Source data —
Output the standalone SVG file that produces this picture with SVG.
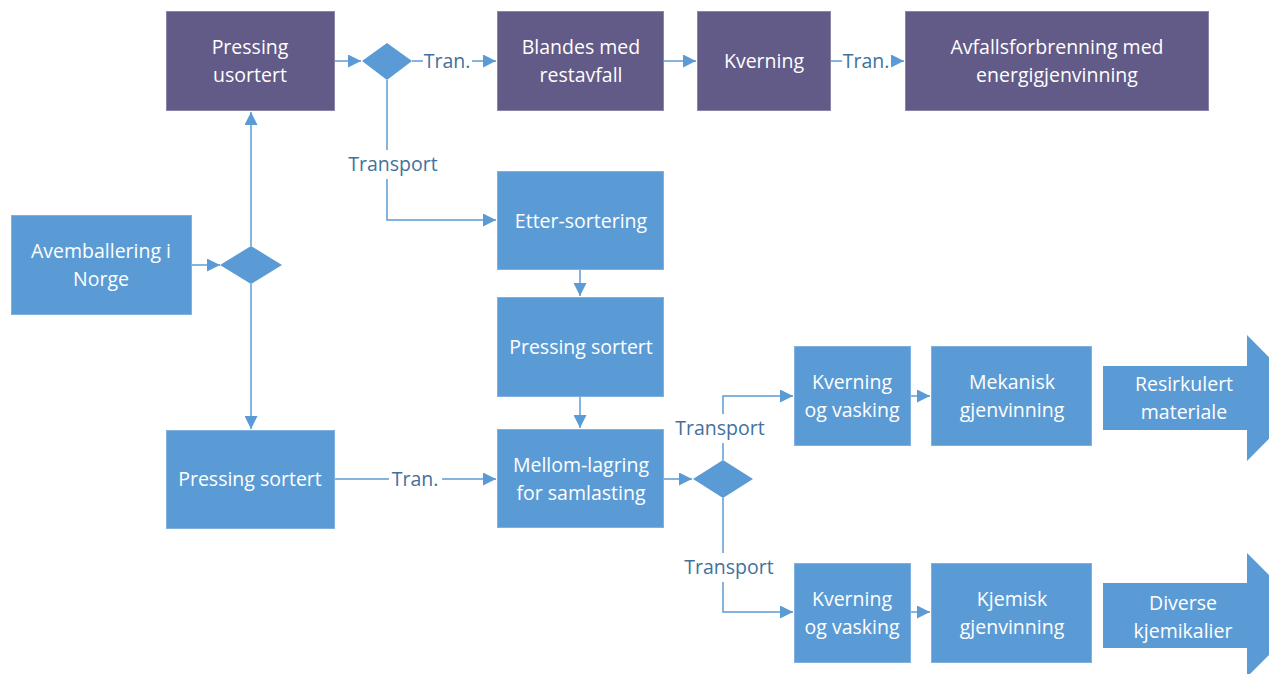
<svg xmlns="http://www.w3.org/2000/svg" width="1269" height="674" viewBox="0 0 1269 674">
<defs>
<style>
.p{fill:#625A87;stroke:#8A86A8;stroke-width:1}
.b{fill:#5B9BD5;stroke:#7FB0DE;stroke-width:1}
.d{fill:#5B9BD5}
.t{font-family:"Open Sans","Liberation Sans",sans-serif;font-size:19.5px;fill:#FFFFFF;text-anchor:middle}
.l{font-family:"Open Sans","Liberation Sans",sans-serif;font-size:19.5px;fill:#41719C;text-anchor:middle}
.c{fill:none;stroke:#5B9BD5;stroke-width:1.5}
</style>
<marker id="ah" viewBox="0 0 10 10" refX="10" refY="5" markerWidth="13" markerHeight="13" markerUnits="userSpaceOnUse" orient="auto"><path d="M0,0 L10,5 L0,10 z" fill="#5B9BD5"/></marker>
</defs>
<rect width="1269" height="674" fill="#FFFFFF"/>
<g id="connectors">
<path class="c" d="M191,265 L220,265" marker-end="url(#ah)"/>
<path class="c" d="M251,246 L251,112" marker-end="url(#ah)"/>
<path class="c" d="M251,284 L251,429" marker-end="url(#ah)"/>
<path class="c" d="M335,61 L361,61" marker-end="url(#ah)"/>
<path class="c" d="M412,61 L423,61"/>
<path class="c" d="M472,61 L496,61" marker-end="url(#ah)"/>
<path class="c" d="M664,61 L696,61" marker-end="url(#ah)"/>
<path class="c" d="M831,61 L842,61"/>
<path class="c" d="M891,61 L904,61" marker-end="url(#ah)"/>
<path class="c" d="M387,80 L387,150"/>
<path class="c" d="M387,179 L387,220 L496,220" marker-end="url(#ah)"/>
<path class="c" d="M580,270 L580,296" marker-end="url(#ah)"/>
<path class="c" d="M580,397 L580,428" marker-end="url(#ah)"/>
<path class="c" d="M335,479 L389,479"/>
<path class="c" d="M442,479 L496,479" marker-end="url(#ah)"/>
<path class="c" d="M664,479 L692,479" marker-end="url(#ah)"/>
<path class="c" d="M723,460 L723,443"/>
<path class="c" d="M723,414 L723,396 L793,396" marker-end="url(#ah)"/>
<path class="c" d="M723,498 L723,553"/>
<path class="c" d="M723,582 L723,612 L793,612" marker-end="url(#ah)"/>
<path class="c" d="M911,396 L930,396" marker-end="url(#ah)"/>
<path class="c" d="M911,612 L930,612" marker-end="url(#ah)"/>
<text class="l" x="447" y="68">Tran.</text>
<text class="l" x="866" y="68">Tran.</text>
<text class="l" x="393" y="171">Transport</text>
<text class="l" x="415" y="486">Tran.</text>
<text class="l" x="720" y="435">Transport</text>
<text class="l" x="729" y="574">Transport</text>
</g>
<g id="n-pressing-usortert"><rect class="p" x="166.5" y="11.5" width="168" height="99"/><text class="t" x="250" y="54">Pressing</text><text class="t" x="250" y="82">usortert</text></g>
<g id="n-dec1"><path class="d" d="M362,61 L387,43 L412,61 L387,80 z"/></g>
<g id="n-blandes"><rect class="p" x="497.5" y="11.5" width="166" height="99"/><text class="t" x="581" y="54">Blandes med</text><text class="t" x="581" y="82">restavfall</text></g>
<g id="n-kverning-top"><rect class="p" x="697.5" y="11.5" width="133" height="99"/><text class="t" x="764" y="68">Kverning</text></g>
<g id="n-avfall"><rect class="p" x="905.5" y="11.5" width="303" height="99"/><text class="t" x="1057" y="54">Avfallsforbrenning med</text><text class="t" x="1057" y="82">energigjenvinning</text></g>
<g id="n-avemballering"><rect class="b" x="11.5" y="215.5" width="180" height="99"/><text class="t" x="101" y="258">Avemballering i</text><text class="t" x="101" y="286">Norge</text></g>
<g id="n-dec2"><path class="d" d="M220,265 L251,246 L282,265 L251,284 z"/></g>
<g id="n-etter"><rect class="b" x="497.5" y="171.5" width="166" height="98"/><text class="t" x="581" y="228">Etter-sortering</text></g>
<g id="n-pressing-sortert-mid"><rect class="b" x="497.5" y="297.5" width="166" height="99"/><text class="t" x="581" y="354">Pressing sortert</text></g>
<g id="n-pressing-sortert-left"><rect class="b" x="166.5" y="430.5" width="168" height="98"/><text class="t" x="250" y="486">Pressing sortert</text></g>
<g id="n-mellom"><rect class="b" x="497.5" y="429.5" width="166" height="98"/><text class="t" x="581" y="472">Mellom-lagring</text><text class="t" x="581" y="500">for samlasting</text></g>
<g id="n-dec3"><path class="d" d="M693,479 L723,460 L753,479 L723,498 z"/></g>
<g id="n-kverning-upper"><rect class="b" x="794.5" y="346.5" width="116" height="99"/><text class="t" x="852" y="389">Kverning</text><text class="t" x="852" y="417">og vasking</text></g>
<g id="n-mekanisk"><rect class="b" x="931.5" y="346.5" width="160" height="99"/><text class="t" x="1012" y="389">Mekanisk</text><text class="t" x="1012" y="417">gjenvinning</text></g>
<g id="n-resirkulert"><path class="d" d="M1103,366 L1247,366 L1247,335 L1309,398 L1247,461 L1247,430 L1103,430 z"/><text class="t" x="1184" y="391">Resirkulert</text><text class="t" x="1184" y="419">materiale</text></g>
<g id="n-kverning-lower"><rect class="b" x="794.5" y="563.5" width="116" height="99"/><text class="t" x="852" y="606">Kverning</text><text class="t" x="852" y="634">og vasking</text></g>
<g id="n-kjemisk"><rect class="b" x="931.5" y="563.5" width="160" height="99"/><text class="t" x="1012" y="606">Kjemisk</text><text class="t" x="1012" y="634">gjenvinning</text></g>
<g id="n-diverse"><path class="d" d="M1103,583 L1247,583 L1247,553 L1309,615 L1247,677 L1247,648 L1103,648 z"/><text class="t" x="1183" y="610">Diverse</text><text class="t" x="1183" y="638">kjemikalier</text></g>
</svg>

Exercise objective —
Omit every picture, then repeat the remaining data exactly as it appears above.

Response —
Output the standalone SVG file that produces this picture with SVG.
<svg xmlns="http://www.w3.org/2000/svg" width="1269" height="674" viewBox="0 0 1269 674">
<defs>
<style>
.p{fill:#625A87;stroke:#8A86A8;stroke-width:1}
.b{fill:#5B9BD5;stroke:#7FB0DE;stroke-width:1}
.d{fill:#5B9BD5}
.t{font-family:"Open Sans","Liberation Sans",sans-serif;font-size:19.5px;fill:#FFFFFF;text-anchor:middle}
.l{font-family:"Open Sans","Liberation Sans",sans-serif;font-size:19.5px;fill:#41719C;text-anchor:middle}
.c{fill:none;stroke:#5B9BD5;stroke-width:1.5}
</style>
<marker id="ah" viewBox="0 0 10 10" refX="10" refY="5" markerWidth="13" markerHeight="13" markerUnits="userSpaceOnUse" orient="auto"><path d="M0,0 L10,5 L0,10 z" fill="#5B9BD5"/></marker>
</defs>
<rect width="1269" height="674" fill="#FFFFFF"/>
<g id="connectors">
<path class="c" d="M191,265 L220,265" marker-end="url(#ah)"/>
<path class="c" d="M251,246 L251,112" marker-end="url(#ah)"/>
<path class="c" d="M251,284 L251,429" marker-end="url(#ah)"/>
<path class="c" d="M335,61 L361,61" marker-end="url(#ah)"/>
<path class="c" d="M412,61 L423,61"/>
<path class="c" d="M472,61 L496,61" marker-end="url(#ah)"/>
<path class="c" d="M664,61 L696,61" marker-end="url(#ah)"/>
<path class="c" d="M831,61 L842,61"/>
<path class="c" d="M891,61 L904,61" marker-end="url(#ah)"/>
<path class="c" d="M387,80 L387,150"/>
<path class="c" d="M387,179 L387,220 L496,220" marker-end="url(#ah)"/>
<path class="c" d="M580,270 L580,296" marker-end="url(#ah)"/>
<path class="c" d="M580,397 L580,428" marker-end="url(#ah)"/>
<path class="c" d="M335,479 L389,479"/>
<path class="c" d="M442,479 L496,479" marker-end="url(#ah)"/>
<path class="c" d="M664,479 L692,479" marker-end="url(#ah)"/>
<path class="c" d="M723,460 L723,443"/>
<path class="c" d="M723,414 L723,396 L793,396" marker-end="url(#ah)"/>
<path class="c" d="M723,498 L723,553"/>
<path class="c" d="M723,582 L723,612 L793,612" marker-end="url(#ah)"/>
<path class="c" d="M911,396 L930,396" marker-end="url(#ah)"/>
<path class="c" d="M911,612 L930,612" marker-end="url(#ah)"/>
<text class="l" x="447" y="68">Tran.</text>
<text class="l" x="866" y="68">Tran.</text>
<text class="l" x="393" y="171">Transport</text>
<text class="l" x="415" y="486">Tran.</text>
<text class="l" x="720" y="435">Transport</text>
<text class="l" x="729" y="574">Transport</text>
</g>
<g id="n-pressing-usortert"><rect class="p" x="166.5" y="11.5" width="168" height="99"/><text class="t" x="250" y="54">Pressing</text><text class="t" x="250" y="82">usortert</text></g>
<g id="n-dec1"><path class="d" d="M362,61 L387,43 L412,61 L387,80 z"/></g>
<g id="n-blandes"><rect class="p" x="497.5" y="11.5" width="166" height="99"/><text class="t" x="581" y="54">Blandes med</text><text class="t" x="581" y="82">restavfall</text></g>
<g id="n-kverning-top"><rect class="p" x="697.5" y="11.5" width="133" height="99"/><text class="t" x="764" y="68">Kverning</text></g>
<g id="n-avfall"><rect class="p" x="905.5" y="11.5" width="303" height="99"/><text class="t" x="1057" y="54">Avfallsforbrenning med</text><text class="t" x="1057" y="82">energigjenvinning</text></g>
<g id="n-avemballering"><rect class="b" x="11.5" y="215.5" width="180" height="99"/><text class="t" x="101" y="258">Avemballering i</text><text class="t" x="101" y="286">Norge</text></g>
<g id="n-dec2"><path class="d" d="M220,265 L251,246 L282,265 L251,284 z"/></g>
<g id="n-etter"><rect class="b" x="497.5" y="171.5" width="166" height="98"/><text class="t" x="581" y="228">Etter-sortering</text></g>
<g id="n-pressing-sortert-mid"><rect class="b" x="497.5" y="297.5" width="166" height="99"/><text class="t" x="581" y="354">Pressing sortert</text></g>
<g id="n-pressing-sortert-left"><rect class="b" x="166.5" y="430.5" width="168" height="98"/><text class="t" x="250" y="486">Pressing sortert</text></g>
<g id="n-mellom"><rect class="b" x="497.5" y="429.5" width="166" height="98"/><text class="t" x="581" y="472">Mellom-lagring</text><text class="t" x="581" y="500">for samlasting</text></g>
<g id="n-dec3"><path class="d" d="M693,479 L723,460 L753,479 L723,498 z"/></g>
<g id="n-kverning-upper"><rect class="b" x="794.5" y="346.5" width="116" height="99"/><text class="t" x="852" y="389">Kverning</text><text class="t" x="852" y="417">og vasking</text></g>
<g id="n-mekanisk"><rect class="b" x="931.5" y="346.5" width="160" height="99"/><text class="t" x="1012" y="389">Mekanisk</text><text class="t" x="1012" y="417">gjenvinning</text></g>
<g id="n-resirkulert"><path class="d" d="M1103,366 L1247,366 L1247,335 L1309,398 L1247,461 L1247,430 L1103,430 z"/><text class="t" x="1184" y="391">Resirkulert</text><text class="t" x="1184" y="419">materiale</text></g>
<g id="n-kverning-lower"><rect class="b" x="794.5" y="563.5" width="116" height="99"/><text class="t" x="852" y="606">Kverning</text><text class="t" x="852" y="634">og vasking</text></g>
<g id="n-kjemisk"><rect class="b" x="931.5" y="563.5" width="160" height="99"/><text class="t" x="1012" y="606">Kjemisk</text><text class="t" x="1012" y="634">gjenvinning</text></g>
<g id="n-diverse"><path class="d" d="M1103,583 L1247,583 L1247,553 L1309,615 L1247,677 L1247,648 L1103,648 z"/><text class="t" x="1183" y="610">Diverse</text><text class="t" x="1183" y="638">kjemikalier</text></g>
</svg>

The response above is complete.